Sinclair left the couple's temporary apartment in lower Manhattan late Sunday morning and stepped into a waiting SUV. She returned four hours later, her activities a mystery.
Sinclair, who has stood by her husband since his arrest, is wealthy in her own right and helped secure the $5 million bond the judge added to the $1 million bail agreement.
(Left: In this frame grab from video, Anne Sinclair, wife of Dominique Strauss-Kahn, leaves the apartment building where the former IMF head is currently living under house arrest, in New York, Sunday, May 22, 2011.(AP Photo/Associated Press Television News, Rick Gentilo)
The cost to secure Strauss-Kahn under house arrest has been estimated at $200,000 a month. The funds, which he must cover, will go toward armed surveillance, the installation of cameras, and a special bracelet shackled to his ankle that will set off an alarm if he travels too far.
Right now, he's not allowed out of the building at all, but after he's moved to a more permanent location, he can leave for court, doctor visits and weekly religious services. Prosecutors must be notified at least six hours before he goes anywhere. He can't be out between 10 p.m. and 6 a.m.
But he won't be lonely: Strauss-Kahn can have visitors -- up to four at a time in addition to family.
It's not clear when Strauss-Kahn will be moved, though prosecutors have said the security company advised that Broadway apartment would be available for only three or four days.
Amandine Atalaya, a correspondent for France's TF1 television channel, flew in from Paris after Strauss-Kahn's arrest. She estimated that she's done more than 200 standup reports from New York in the past week, getting only about four hours of sleep a night.
Atalaya says U.S. media "have been very harsh with Strauss-Kahn" in a way she says French reporters are not.
He stood a chance of becoming his country's next president, but now stands accused of attacking a 32-year-old housekeeper on May 14 in his $3,000-a-night hotel suite in midtown Manhattan. The West African immigrant told police he chased her down a hallway in the suite, forced her to perform oral sex and tried to remove her stockings. He is scheduled for arraignment on June 6.

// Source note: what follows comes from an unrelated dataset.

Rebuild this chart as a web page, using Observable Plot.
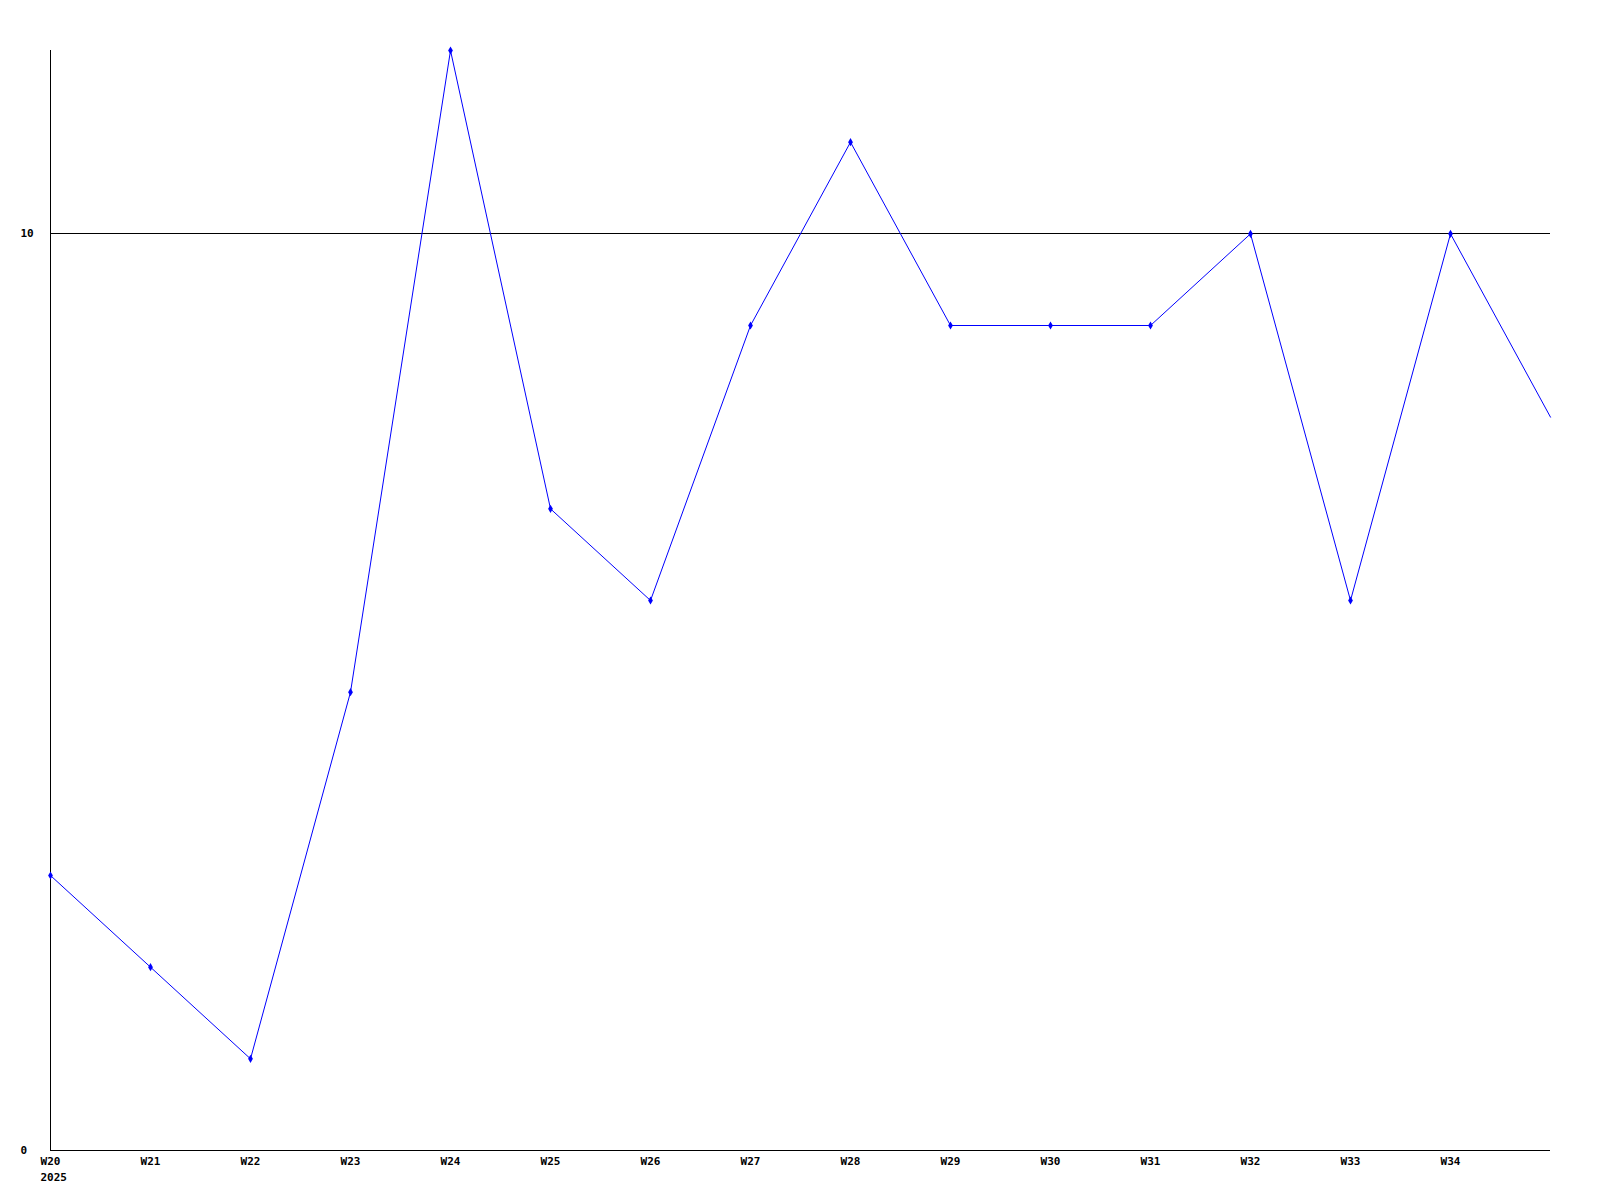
<!DOCTYPE html>
<html>
<head>
<meta charset="utf-8">
<script src="https://cdn.jsdelivr.net/npm/d3@7"></script>
<script src="https://cdn.jsdelivr.net/npm/@observablehq/plot@0.6"></script>
<style>
  html, body { margin: 0; padding: 0; background: #fff; }
</style>
</head>
<body>
<div id="chart"></div>
<script>
const weeks = [20, 21, 22, 23, 24, 25, 26, 27, 28, 29, 30, 31, 32, 33, 34, 35];
const values = [3, 2, 1, 5, 12, 7, 6, 9, 11, 9, 9, 9, 10, 6, 10, 8];
const tickWeeks = [20, 21, 22, 23, 24, 25, 26, 27, 28, 29, 30, 31, 32, 33, 34];
const yTicks = [0, 10];
const yearLabel = "2025";
const refLine = [10];

const data = weeks.map((w, i) => ({week: w, value: values[i]}));
const markerData = data.filter(d => d.week <= 34);

const chart = Plot.plot({
  width: 1600,
  height: 1200,
  marginLeft: 50,
  marginRight: 50,
  marginTop: 50,
  marginBottom: 50,
  style: {fontFamily: "'DejaVu Sans Mono', monospace", fontSize: "11px", fontWeight: "bold", background: "#fff", color: "#000", overflow: "visible"},
  x: {type: "linear", domain: [20, 35]},
  y: {domain: [0, 12]},
  marks: [
    Plot.ruleY(refLine, {stroke: "#000", strokeWidth: 1, shapeRendering: "crispEdges"}),
    Plot.ruleX([20], {stroke: "#000", strokeWidth: 1, shapeRendering: "crispEdges"}),
    Plot.ruleY([0], {stroke: "#000", strokeWidth: 1, shapeRendering: "crispEdges"}),
    Plot.axisX({ticks: tickWeeks, tickSize: 0, tickPadding: 7, label: null, tickFormat: d => `W${d}`}),
    Plot.text([yearLabel], {x: () => 20, text: d => d, frameAnchor: "bottom", dy: 30, dx: -10, textAnchor: "start", fill: "#000"}),
    Plot.axisY({ticks: yTicks, tickSize: 0, tickPadding: 30, textAnchor: "start", label: null}),
    Plot.line(data, {x: "week", y: "value", stroke: "#0000ff", strokeWidth: 1}),
    Plot.dot(markerData, {x: "week", y: "value", symbol: "diamond", r: 2.5, fill: "#0000ff", stroke: "none"})
  ]
});
document.getElementById("chart").appendChild(chart);
</script>
</body>
</html>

(Above: A tourist stops to photograph Dominique Strauss-Khan's current residence Sunday. (Stan Honda/AFP/Getty Images)
Strauss-Kahn resigned Wednesday as managing director of the International Monetary Fund, an organization that provides billions in loans to stabilize the world economy. France's finance minister, Christine Lagarde, has emerged as a front-runner to replace Strauss-Kahn, but emerging economies have pressed for an end to Europe's traditional stranglehold on the position of IMF managing director.